Why, then, write a book which focuses on the German tradition of reflection upon literature? A further obvious legitimation for such a book is the fact that many people in German studies, especially in Great Britain, have failed to engage with French and American literary theory, let alone with German theory. Many students in German studies will read some Immanuel Kant or some Friedrich Schlegel, or even some Walter Benjamin, but there is too little awareness that the theoretical issues with which these thinkers were engaged are very close to the issues that make certain eminent figures in German studies and other areas of the humanities so hot under the collar when they are attached to the name of Jacques Derrida.

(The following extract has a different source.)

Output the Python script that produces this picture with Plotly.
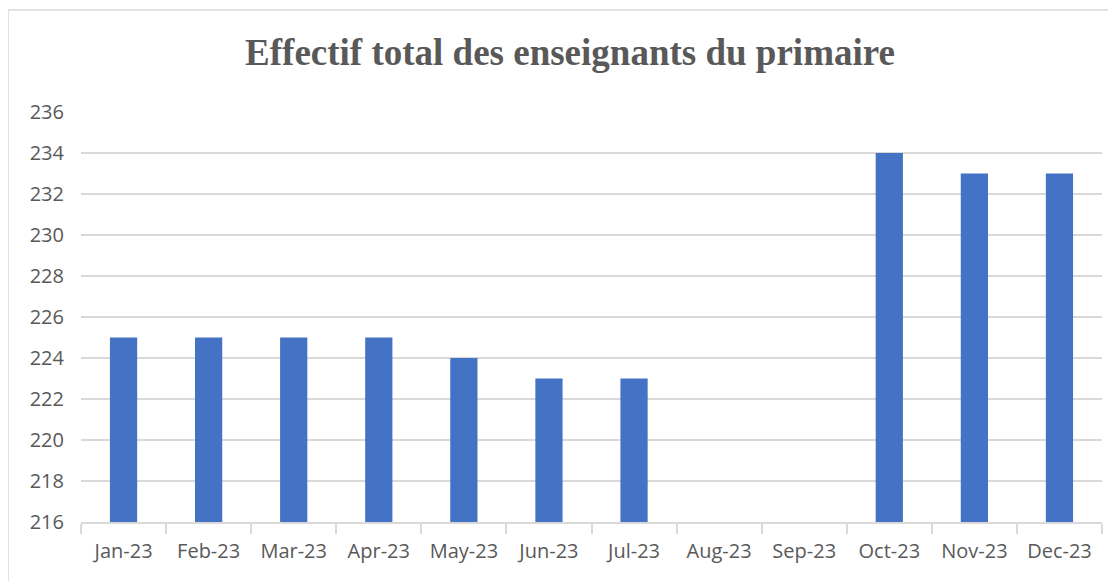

As we shall see, an apparently dead piece of the history of German ideas, like the Pantheism controversy which began in 1783, involves many of the questions that eventually lead both to post-structuralism and to some of the dilemmas of contemporary analytical philosophy. Rather than these issues being the product of a new fashion, then, they actually involve a history which goes back at least as far as the beginnings of German Romanticism. The importance of this tradition will also be shown from a different direction: approaches in analytical philosophy to questions of meaning have, until very recently, seemed very distant from questions posed by the tradition of German hermeneutic philosophy whose origins play a major role in what I have to say here. The fact is, though, that some of the most interesting developments in contemporary American philosophy, in the work of Donald Davidson, Hilary Putnam, Richard Rorty and others, come remarkably close to aspects of a tradition which, with the exception of Kant, is never even mentioned by most analytical philosophers.